Source code of charts:
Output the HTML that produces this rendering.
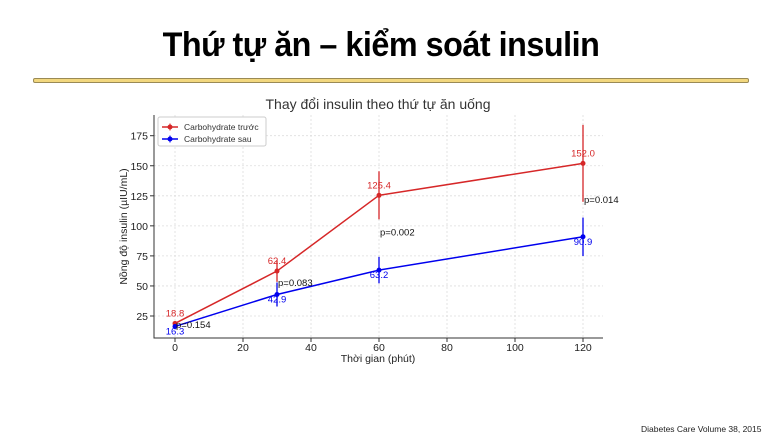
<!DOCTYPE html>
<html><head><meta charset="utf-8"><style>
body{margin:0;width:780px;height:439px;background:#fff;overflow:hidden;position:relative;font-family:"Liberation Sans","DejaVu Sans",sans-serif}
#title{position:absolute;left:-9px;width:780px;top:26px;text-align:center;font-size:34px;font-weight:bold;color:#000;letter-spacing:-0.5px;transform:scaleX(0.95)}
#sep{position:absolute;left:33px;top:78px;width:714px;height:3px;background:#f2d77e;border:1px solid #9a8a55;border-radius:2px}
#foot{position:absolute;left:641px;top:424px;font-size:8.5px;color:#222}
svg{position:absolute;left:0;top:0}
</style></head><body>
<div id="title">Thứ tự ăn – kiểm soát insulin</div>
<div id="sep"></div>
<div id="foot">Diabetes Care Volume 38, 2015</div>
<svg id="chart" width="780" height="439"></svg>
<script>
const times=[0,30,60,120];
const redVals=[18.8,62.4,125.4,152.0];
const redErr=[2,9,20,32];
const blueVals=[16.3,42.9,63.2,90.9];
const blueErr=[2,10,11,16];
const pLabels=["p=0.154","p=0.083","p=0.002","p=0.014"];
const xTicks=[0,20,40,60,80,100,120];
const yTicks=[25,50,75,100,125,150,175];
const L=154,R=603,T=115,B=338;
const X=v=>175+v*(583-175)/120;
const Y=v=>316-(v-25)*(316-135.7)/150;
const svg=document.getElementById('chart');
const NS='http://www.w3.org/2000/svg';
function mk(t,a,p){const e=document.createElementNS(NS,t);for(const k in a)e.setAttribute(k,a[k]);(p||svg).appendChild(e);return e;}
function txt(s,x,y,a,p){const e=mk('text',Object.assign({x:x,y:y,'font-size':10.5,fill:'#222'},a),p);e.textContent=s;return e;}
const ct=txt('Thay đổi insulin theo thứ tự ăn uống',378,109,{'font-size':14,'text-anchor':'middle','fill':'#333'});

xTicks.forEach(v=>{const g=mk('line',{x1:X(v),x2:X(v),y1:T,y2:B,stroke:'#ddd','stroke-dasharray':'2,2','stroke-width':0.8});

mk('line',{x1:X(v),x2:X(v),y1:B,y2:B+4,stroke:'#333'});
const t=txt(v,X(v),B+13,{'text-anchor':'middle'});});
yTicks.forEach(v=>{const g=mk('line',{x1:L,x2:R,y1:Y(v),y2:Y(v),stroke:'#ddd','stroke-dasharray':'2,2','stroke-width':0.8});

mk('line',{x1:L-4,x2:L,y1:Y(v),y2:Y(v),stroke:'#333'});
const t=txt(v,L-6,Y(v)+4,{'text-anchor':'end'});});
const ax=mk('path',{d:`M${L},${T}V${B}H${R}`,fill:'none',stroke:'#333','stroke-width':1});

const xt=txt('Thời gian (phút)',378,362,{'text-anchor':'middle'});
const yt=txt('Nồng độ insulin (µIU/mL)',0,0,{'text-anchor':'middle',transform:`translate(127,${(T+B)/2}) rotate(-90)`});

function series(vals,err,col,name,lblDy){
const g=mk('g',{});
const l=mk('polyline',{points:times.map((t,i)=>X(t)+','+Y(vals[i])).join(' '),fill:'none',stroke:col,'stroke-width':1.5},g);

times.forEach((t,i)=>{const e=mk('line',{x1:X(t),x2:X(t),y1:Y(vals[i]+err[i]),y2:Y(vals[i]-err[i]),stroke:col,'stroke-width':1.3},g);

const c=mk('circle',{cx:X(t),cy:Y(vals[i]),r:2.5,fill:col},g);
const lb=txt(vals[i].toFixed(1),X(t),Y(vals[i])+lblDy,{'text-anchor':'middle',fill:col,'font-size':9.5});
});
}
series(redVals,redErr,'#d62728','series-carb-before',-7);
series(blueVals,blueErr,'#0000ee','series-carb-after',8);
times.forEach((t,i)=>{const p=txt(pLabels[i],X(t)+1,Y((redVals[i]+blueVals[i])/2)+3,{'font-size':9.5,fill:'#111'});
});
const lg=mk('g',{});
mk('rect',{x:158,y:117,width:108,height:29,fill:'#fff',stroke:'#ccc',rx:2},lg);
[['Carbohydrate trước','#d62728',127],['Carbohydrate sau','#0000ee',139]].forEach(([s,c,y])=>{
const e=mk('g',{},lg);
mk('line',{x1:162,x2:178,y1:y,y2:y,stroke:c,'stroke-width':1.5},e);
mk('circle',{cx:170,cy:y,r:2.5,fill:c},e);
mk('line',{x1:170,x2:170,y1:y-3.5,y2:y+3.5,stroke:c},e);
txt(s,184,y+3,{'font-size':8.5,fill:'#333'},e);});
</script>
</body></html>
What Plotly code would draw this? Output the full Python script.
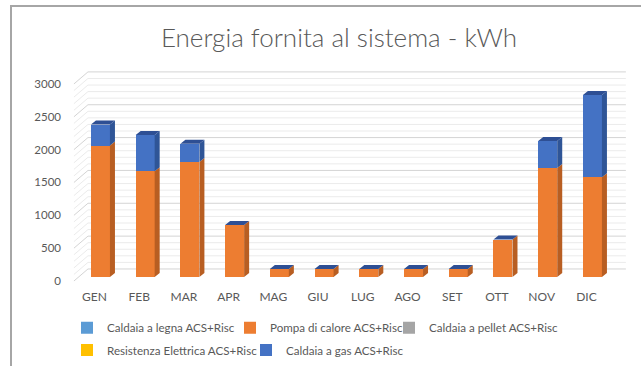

• PROBLEM TO WORK ON: In the material above, find the lines that contain "this" and show them.

• OUTPUT OF THE EXERCISE:
Output the HTML that produces this rendering.
What Plotly code would draw this? Output the full Python script.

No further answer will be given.